Now we use Cochran’s Theorem (6.2), with \[\begin{align*} V &= \frac{(n-1) S^2}{\sigma^2} \\ W &= \sum_{i=1}^n \left(\frac{Y_i - \mu}{\sigma}\right)^2 \sim \chi^2_n \equiv \text{gamma}(n/2, 1/2) \\ U &= \left(\frac{\sqrt{n}(\bar Y - \mu)}{\sigma} \right)^2 \sim \chi^2_1 \equiv \text{gamma}(1/2, 1/2), \end{align*}\]

so $\alpha_1 = 1/2$ and $\alpha_1 + \alpha_2 = n/2$, so $\alpha_2 = (n-1)/2$. We have $\sum_{i=1}^n (Y_i - \bar Y)^2 \geq 0$, so $V \geq 0$, so condition (iii) in Cochran’s Theorem is met.

So by (ii) of Cochran’s Theorem, $V = \frac{(n-1) S^2}{\sigma^2}$ is independent of $U = \left(\frac{\sqrt{n}(\bar Y - \mu)}{\sigma} \right)^2$, and hence $S^2$ is independent of $\bar Y$, as claimed.
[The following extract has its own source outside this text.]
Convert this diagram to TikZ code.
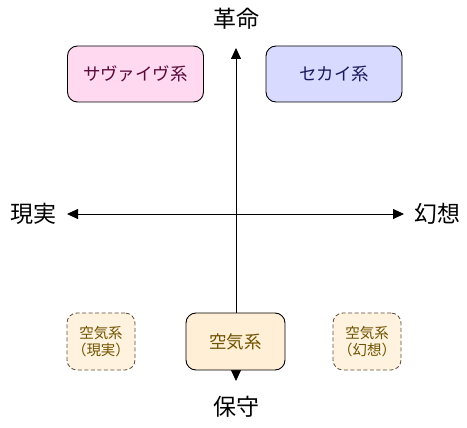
\documentclass[tikz,border=0pt]{standalone}
\usepackage{fontspec}
\usetikzlibrary{arrows.meta}
\newfontfamily\jpfont{Noto Sans CJK JP}
\definecolor{survivefill}{HTML}{FFD9F0}
\definecolor{survivetext}{HTML}{5A0A3A}
\definecolor{sekaifill}{HTML}{D9DAFF}
\definecolor{sekaitext}{HTML}{1A1A5E}
\definecolor{kukifill}{HTML}{FFEFD6}
\definecolor{kukitext}{HTML}{6E5200}
\definecolor{kukiline}{HTML}{5E4E3A}
\tikzset{
    genrebox/.style={draw=black, line width=0.9pt, rounded corners=10pt, minimum width=136pt, minimum height=56pt, font=\jpfont\fontsize{17.5}{20}\selectfont},
    subbox/.style={draw=kukiline, line width=0.8pt, dash pattern=on 4pt off 2.5pt, fill=kukifill!80, text=kukitext, rounded corners=10pt, minimum width=68pt, minimum height=57pt, align=center, font=\jpfont\fontsize{14.5}{17}\selectfont},
    axislabel/.style={font=\jpfont\fontsize{23}{25}\selectfont},
    axisarrow/.style={line width=0.8pt, {Triangle[length=11pt, width=10pt]}-{Triangle[length=11pt, width=10pt]}}
}
\begin{document}
\begin{tikzpicture}[x=1pt, y=-1pt]
        \useasboundingbox (0, 0) rectangle (467, 428);

        % Nodes
        \node[axislabel] (Kakumei) at (236, 19) {革命};
        \node[axislabel] (Hoshu) at (236, 407) {保守};
        \node[axislabel] (Genjitsu) at (33, 214) {現実};
        \node[axislabel] (Gensou) at (437, 214) {幻想};

        \coordinate (Top) at (236, 48);
        \coordinate (Bottom) at (236, 381);
        \coordinate (Left) at (67, 214);
        \coordinate (Right) at (404, 214);

        % Arrows
        \draw[axisarrow] (Bottom) -- (Top);
        \draw[axisarrow] (Left) -- (Right);

        % Boxes
        \node[genrebox, fill=survivefill, text=survivetext] (Survive) at (135.5, 74) {サヴァイヴ系};
        \node[genrebox, fill=sekaifill, text=sekaitext] (Sekai) at (334, 74) {セカイ系};
        \node[genrebox, fill=kukifill, text=kukitext, minimum width=99pt, minimum height=57pt] (Kuki) at (235.5, 341.5) {空気系};
        \node[subbox] (KukiGenjitsu) at (101, 341.5) {空気系\\（現実）};
        \node[subbox] (KukiGensou) at (367, 341.5) {空気系\\（幻想）};
    \end{tikzpicture}
\end{document}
By (i) of Cochran’s Theorem, \[V = \frac{(n-1) S^2}{\sigma^2} \sim \text{gamma}(\alpha_2, 1/2) \equiv \text{gamma}((n-1)/2, 1/2) \equiv \chi^2_{n-1},\] as claimed.

A consequence of Theorem 6.1 is that \[\begin{align*} E(S^2) &= E\left(\frac{\sigma^2}{n-1} \frac{(n-1) S^2}{\sigma^2} \right) \\ &= \frac{\sigma^2}{n-1} E\left(\frac{(n-1) S^2}{\sigma^2} \right) \\ &= \frac{\sigma^2}{n-1} \cdot (n - 1) = \sigma^2, \end{align*}\]

where we have used that the expected value of a chi-squared random variable is its degrees of freedom. So $S^2$ is an unbiased estimator of $\sigma^2$: a concept which we will revisit in Chapter 10.